O Globo
Porchat não errou, porque nunca defendeu
humor racista ou que causasse dor. Mas isso não basta: agora o humor tem uma
‘função social’
A Ilha Porchat, no litoral paulista, ficou
famosa pelos bailes de carnaval, apinhados de celebridades. Isso nos anos 80,
quando, para que fosse considerada celebridade, a pessoa precisava ser
razoavelmente conhecida.
Dois detalhes: os bailes eram no Ilha Porchat, no masculino. Não que a ilha, como muitos foliões, mudasse de gênero no carnaval: havia aí uma silepse — tratava-se do Clube Ilha Porchat. E ela não era, tecnicamente, uma ilha, mas um promontório. Só que, convenhamos, “Baile do Promontório Porchat” está longe de ter o mesmo charme.
Porchat é o que hoje chamaríamos de
acidente geográfico genderfluid. Na maré baixa, unida ao continente, era
promontório; subia a maré e ei-la transitoriamente em situação de ilha. Como a
natureza é pródiga em simbolismos, o humorista Fábio Porchat emulou,
recentemente, a ilha com que compartilha o sobrenome.
Defendeu valentemente a liberdade de
expressão:
— Dentro da lei pode-se fazer piada com
tudo tudo tudo. Não gostar de uma piada não te dá o direito de impedir ela
[sic] de existir. Ainda mais previamente.
Posicionou-se com veemência contra a censura:
— Impedir o comediante de pensar uma piada
é loucura. Mesmo que você não goste desse comediante, mesmo que você despreze
tudo o que ele diz, ele tem o direito de dizer. Ele tem o direito de ofender.
Não existe censura do bem. (...) Não confundam ‘não gosto dele’ com ‘ele não
pode falar’.
Mas, lembrando Caymmi, se sabe que muda o
tempo, se sabe que o tempo vira, aí o tempo virou. Porchat se viu, como uma
península, cercado de ondas raivosas por (quase) todos os lados. Sofreu o
linchamento virtual prescrito aos que, mesmo com relevantes serviços prestados
à causa, se metem a mijar fora do penico da militância dita progressista. Muita
gente ficou decepcionada com seu elogio do artigo 19º da Declaração Universal
dos Direitos Humanos, um daqueles cujo prazo de validade parece ter vencido.

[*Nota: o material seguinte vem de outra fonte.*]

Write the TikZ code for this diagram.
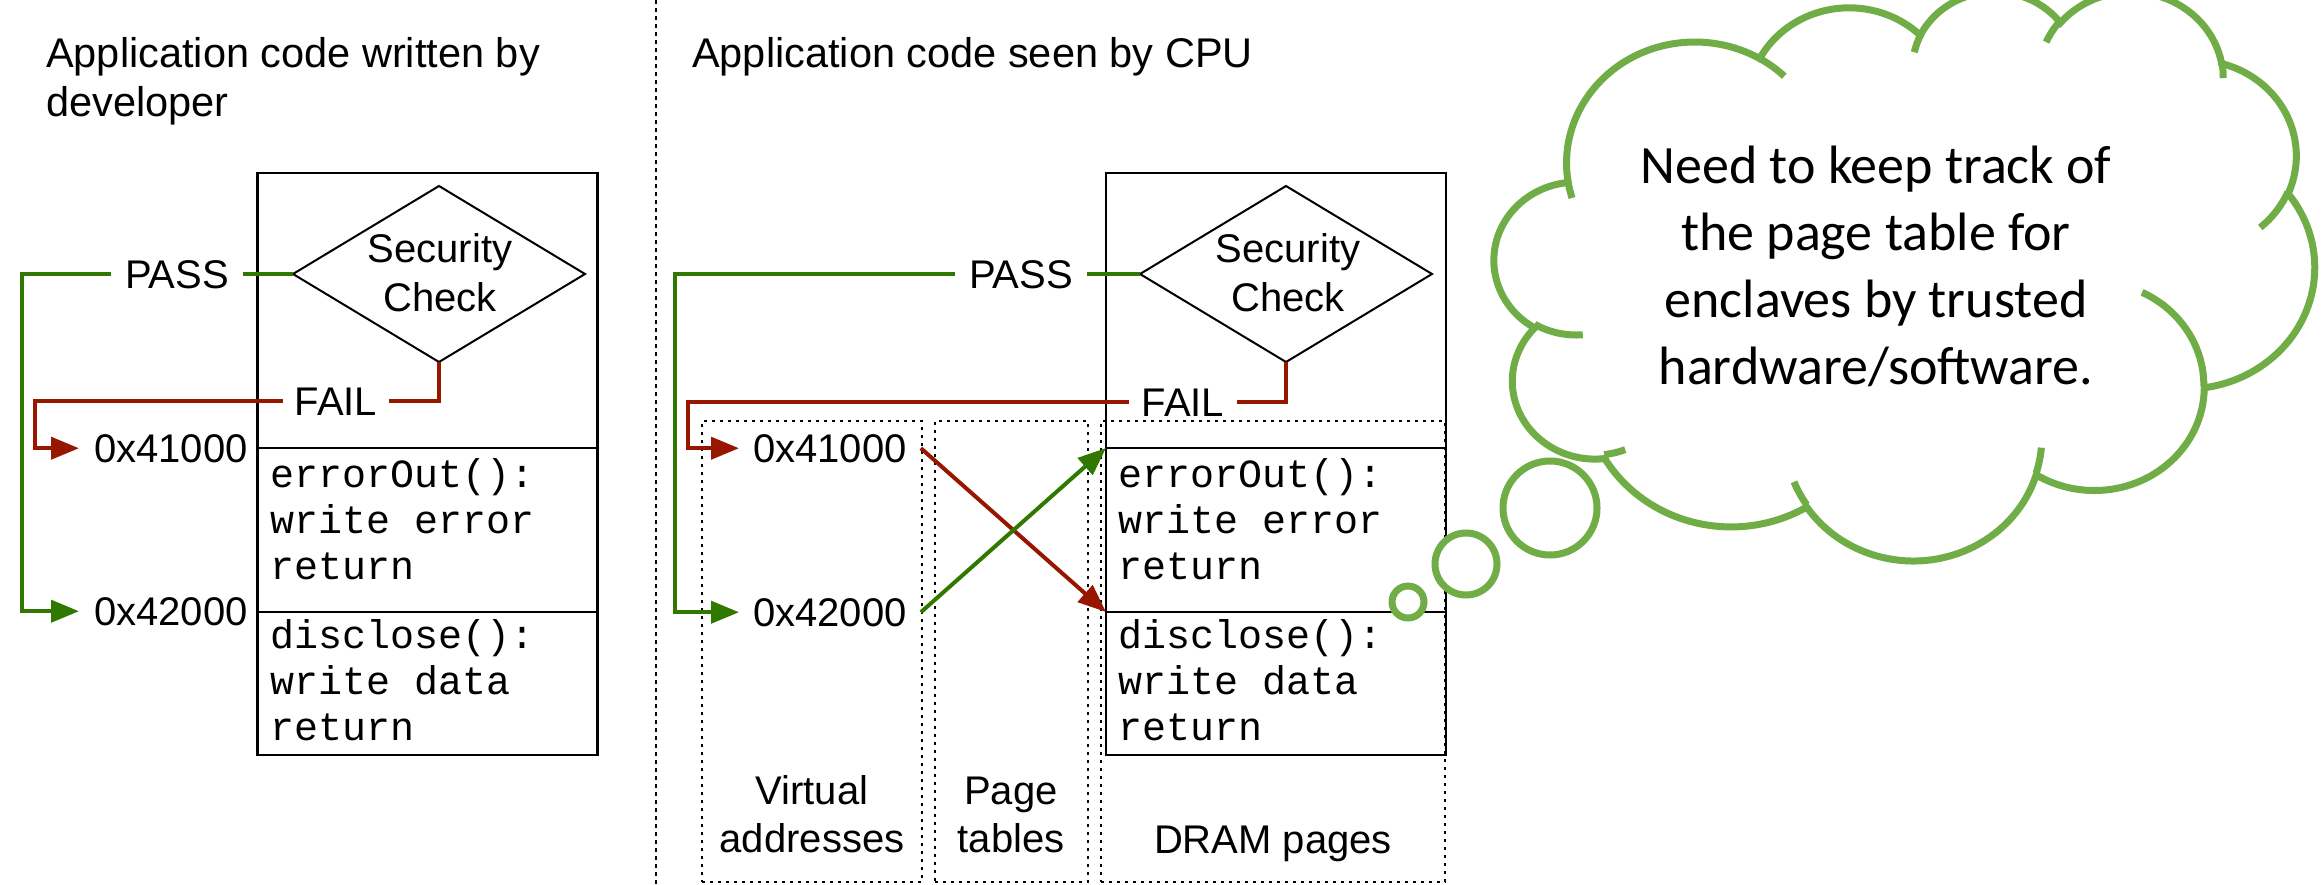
\documentclass[tikz,border=0pt]{standalone}
\usepackage{fontspec}
\setmainfont{Liberation Sans}
\setmonofont{Liberation Mono}
\newfontfamily\cloudfont{Carlito}
\usetikzlibrary{arrows.meta,shapes.geometric}
\definecolor{passgreen}{RGB}{48,120,0}
\definecolor{failred}{RGB}{150,22,0}
\definecolor{cloudgreen}{RGB}{112,173,71}
% one arc of the cloud outline: name, x radius, y radius, start angle, sweep (visual angles)
\newcommand\defarc[5]{%
  \pgfmathsetmacro\cts{atan2((#2)*sin(#4),(#3)*cos(#4))}%
  \pgfmathsetmacro\cte{atan2((#2)*sin((#4)+(#5)),(#3)*cos((#4)+(#5)))}%
  \pgfmathsetmacro\ctd{\cte-\cts}%
  \pgfmathsetmacro\ctd{ifthenelse(\ctd<0,\ctd+360,\ctd)}%
  \pgfmathsetmacro\ctsn{-1*(\cts)}%
  \pgfmathsetmacro\ctdn{-1*(\ctd)}%
  \pgfmathsetmacro\ctrx{(#2)*1.9}%
  \pgfmathsetmacro\ctry{(#3)*1.3167}%
  \expandafter\xdef\csname cloudarc#1\endcsname{arc[start angle=\ctsn, delta angle=\ctdn, x radius=\ctrx pt, y radius=\ctry pt]}%
}
\begin{document}
\begin{tikzpicture}[x=1pt,y=-1pt,
  lab/.style={font=\fontsize{40}{48.5}\selectfont, inner sep=0pt},
  ttl/.style={font=\fontsize{41.5}{49}\selectfont, inner sep=0pt, anchor=base west},
  addr/.style={font=\fontsize{40}{48}\selectfont, inner ysep=0pt, anchor=base},
  code/.style={font=\ttfamily\fontsize{40}{46}\selectfont, inner sep=0pt, anchor=base west},
  sect/.style={draw, line width=2.2pt, minimum width=340pt, inner sep=0pt, outer sep=0pt},
  chk/.style={draw, diamond, line width=2pt, minimum width=292pt, minimum height=176pt, inner sep=0pt, outer sep=0pt},
  gline/.style={draw=passgreen, line width=4pt},
  rline/.style={draw=failred, line width=4pt},
  headed/.style={-{Triangle[length=28pt,width=22pt]}},
  col/.style={draw, dash pattern=on 3pt off 5pt, line width=2pt, inner sep=0pt, outer sep=0pt},
  divider/.style={dash pattern=on 4pt off 4pt, line width=2pt},
  bubble/.style={draw=cloudgreen, line width=7pt, fill=white},
  cloudtxt/.style={font=\cloudfont\fontsize{54}{67}\selectfont, inner sep=0pt, anchor=base}
]
\useasboundingbox (0,0) rectangle (2323,885);
\clip (0,0) rectangle (2323,885);

% titles and divider
\node[ttl] (t1) at (46,68) {\vtop{\hbox{Application code written by}\hbox{developer}}};
\node[ttl] (t2) at (692,68) {Application code seen by CPU};
\coordinate (dvT) at (656,0);
\coordinate (dvB) at (656,885);
\draw[divider] (dvT) -- (dvB);

% ---------- left: code written by developer ----------
\node[sect, minimum height=275pt] (Ltop) at (427.5,310.5) {};
\node[sect, minimum height=164pt] (Lerr) at (427.5,530) {};
\node[sect, minimum height=143pt] (Ldis) at (427.5,683.5) {};
\node[chk] (dL) at (439,274) {};
\node[lab, anchor=base] (sL) at (440,263) {\vtop{\hsize=200pt\centering Security\\Check\par}};
\node[code] (eL) at (270,487) {\vtop{\hbox{errorOut():}\hbox{write error}\hbox{return}}};
\node[code] (xL) at (270,648) {\vtop{\hbox{disclose():}\hbox{write data}\hbox{return}}};

\node[addr, inner xsep=14pt] (pL) at (177,288) {PASS};
\node[addr, inner xsep=12pt] (fL) at (336,415) {FAIL};
\node[addr, inner xsep=15pt, anchor=base west] (a1L) at (79,462) {0x41000};
\node[addr, inner xsep=15pt, anchor=base west] (a2L) at (79,625) {0x42000};

\coordinate (gcL) at (22,274);
\coordinate (rcL) at (35,401);
\draw[gline] (dL.west) -- (pL.east |- dL.west);
\draw[gline, headed] (pL.west |- dL.west) -- (gcL) |- (a2L.west);
\draw[rline] (dL.south) |- (fL.east);
\draw[rline, headed] (fL.west) -- (rcL |- fL.west) |- (a1L.west);

% ---------- right: code seen by CPU ----------
\node[col, minimum width=220pt, minimum height=461pt] (cVA) at (812,651.5) {};
\node[col, minimum width=153pt, minimum height=461pt] (cPT) at (1011.5,651.5) {};
\node[col, minimum width=344pt, minimum height=461pt] (cDR) at (1273,651.5) {};
\node[lab, anchor=base] (lVA) at (812,804) {\vtop{\hsize=300pt\centering Virtual\\addresses\par}};
\node[lab, anchor=base] (lPT) at (1011,804) {\vtop{\hsize=200pt\centering Page\\tables\par}};
\node[lab, anchor=base] (lDR) at (1273,853) {DRAM pages};

\node[sect, minimum height=275pt] (Rtop) at (1276,310.5) {};
\node[sect, minimum height=164pt] (Rerr) at (1276,530) {};
\node[sect, minimum height=143pt] (Rdis) at (1276,683.5) {};
\node[chk] (dR) at (1286,274) {};
\node[lab, anchor=base] (sR) at (1288,263) {\vtop{\hsize=200pt\centering Security\\Check\par}};
\node[code] (eR) at (1118,487) {\vtop{\hbox{errorOut():}\hbox{write error}\hbox{return}}};
\node[code] (xR) at (1118,648) {\vtop{\hbox{disclose():}\hbox{write data}\hbox{return}}};

\node[addr, inner xsep=14pt] (pR) at (1021,288) {PASS};
\node[addr, inner xsep=13pt] (fR) at (1183,416) {FAIL};
\node[addr, inner xsep=14pt, anchor=base west] (a1R) at (739,462) {0x41000};
\node[addr, inner xsep=14pt, anchor=base west] (a2R) at (739,626) {0x42000};

\coordinate (gcR) at (674.5,274);
\coordinate (rcR) at (688,401);
\draw[gline] (dR.west) -- (pR.east |- dR.west);
\draw[gline, headed] (pR.west |- dR.west) -- (gcR) |- (a2R.west);
\draw[rline] (dR.south) |- (fR.east);
\draw[rline, headed] (fR.west) -- (rcR |- fR.west) |- (a1R.west);
\draw[rline, headed] (a1R.east) -- (Rdis.north west);
\draw[gline, headed] (a2R.east) -- (Rerr.north west);

% ---------- thought cloud ----------
\node[bubble, circle, minimum size=32pt, inner sep=0pt] (b1) at (1408,602) {};
\node[bubble, circle, minimum size=62pt, inner sep=0pt] (b2) at (1466,564) {};
\node[bubble, circle, minimum size=94pt, inner sep=0pt] (b3) at (1550,508) {};

\defarc{A}{67.53}{91.90}{-190.4875}{123.7805}
\defarc{B}{53.33}{72.67}{-144.1024}{89.9452}
\defarc{C}{43.65}{59.45}{-145.8079}{99.7230}
\defarc{D}{48.57}{65.95}{-130.9861}{117.2417}
\defarc{E}{53.33}{72.73}{-78.7089}{109.0269}
\defarc{F}{67.75}{92.20}{-46.2673}{130.2690}
\defarc{G}{57.85}{78.67}{0.6250}{114.0333}
\defarc{H}{67.52}{92.15}{22.4516}{115.1726}
\defarc{I}{77.20}{105.43}{66.2426}{74.9347}
\defarc{J}{43.60}{59.18}{-274.9421}{146.7471}
\defarc{K}{43.45}{59.45}{-246.8285}{152.5189}
\defarc{M}{43.45}{59.45}{86.7420}{26.4295}
\defarc{N}{43.60}{59.18}{73.6105}{11.4475}
\defarc{O}{67.52}{92.15}{137.6242}{14.0811}
\defarc{P}{67.52}{92.15}{6.4533}{15.9984}
\defarc{Q}{57.85}{78.67}{-70.2924}{70.9174}
\defarc{R}{53.33}{72.73}{30.3180}{27.7515}
\defarc{S}{48.57}{65.95}{-13.7443}{14.8589}
\defarc{T}{48.57}{65.95}{-149.1815}{18.1954}
\defarc{U}{43.65}{59.45}{-163.4943}{17.6864}
\defarc{V}{67.53}{91.90}{-66.7070}{12.3194}
\defarc{W}{67.53}{91.90}{157.6544}{11.8582}

\begin{scope}[shift={(1493.6,-9.9)}, x=1.9pt, y=-1.3167pt]
  \draw[bubble] (39.00,143.70) \cloudarcA \cloudarcB \cloudarcC \cloudarcD \cloudarcE \cloudarcF \cloudarcG \cloudarcH \cloudarcI \cloudarcJ \cloudarcK -- cycle;
  \draw[bubble, fill=none] (46.93,261.77) \cloudarcM;
  \draw[bubble, fill=none] (69.28,348.99) \cloudarcN;
  \draw[bubble, fill=none] (164.78,390.90) \cloudarcO;
  \draw[bubble, fill=none] (288.27,347.51) \cloudarcP;
  \draw[bubble, fill=none] (341.29,229.54) \cloudarcQ;
  \draw[bubble, fill=none] (417.98,153.54) \cloudarcR;
  \draw[bubble, fill=none] (383.24,54.26) \cloudarcS;
  \draw[bubble, fill=none] (290.78,39.52) \cloudarcT;
  \draw[bubble, fill=none] (221.41,47.20) \cloudarcU;
  \draw[bubble, fill=none] (140.00,51.92) \cloudarcV;
  \draw[bubble, fill=none] (41.27,157.89) \cloudarcW;
\end{scope}
\node[cloudtxt] (ct) at (1876,184) {\vtop{\hsize=700pt\centering Need to keep track of\\the page table for\\enclaves by trusted\\hardware/software.\par}};
\end{tikzpicture}
\end{document}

Feito maré vazante, Porchat recuou:
— Alguém que tem o privilégio de ter uma
voz que chegue em muita gente tem que ter o cuidado de escolher bem as
palavras, e eu não tive esse cuidado. (...) Eu falei de forma rasa,
precipitada, confusa; então, eu errei.
Porchat não errou, porque nunca defendeu
humor racista ou que causasse dor. Mas isso não basta: como a arte engajada,
agora o humor tem uma “função social”.
— Humor é do contra — diz Beto Silva, do
saudoso “Casseta & Planeta”, em seu livro “Notas sobre humor”. —Na
política, o humorista é a favor da democracia, mas é muito mais contra a
ditadura. (...) Quando um humorista faz piada a favor, a gente acaba
desconfiando sobre que tipo de favor é esse que ele quer. Humor a favor não só
é sem graça, como quase sempre não é de graça.
E prossegue:
— O cara tem direito de fazer uma piada
racista? Ele tem o direito de contar a piada, mas aí vai esbarrar em outro lado
da lei, que diz que racismo é
crime. Ele pode ser preso, não por ter se expressado, mas por ter sido racista.
John Donne escreveu, no século XVII, que
“nenhum homem é uma ilha”. Não lhe foi dado conhecer os homens (e mulheres e
agêneros) do século XXI. Alguns são continente — seguros de suas posições, se
movendo ao ritmo do lento balé das placas tectônicas. Outros, como o/a Porchat,
vão de ilha a promontório, ao sabor das marés.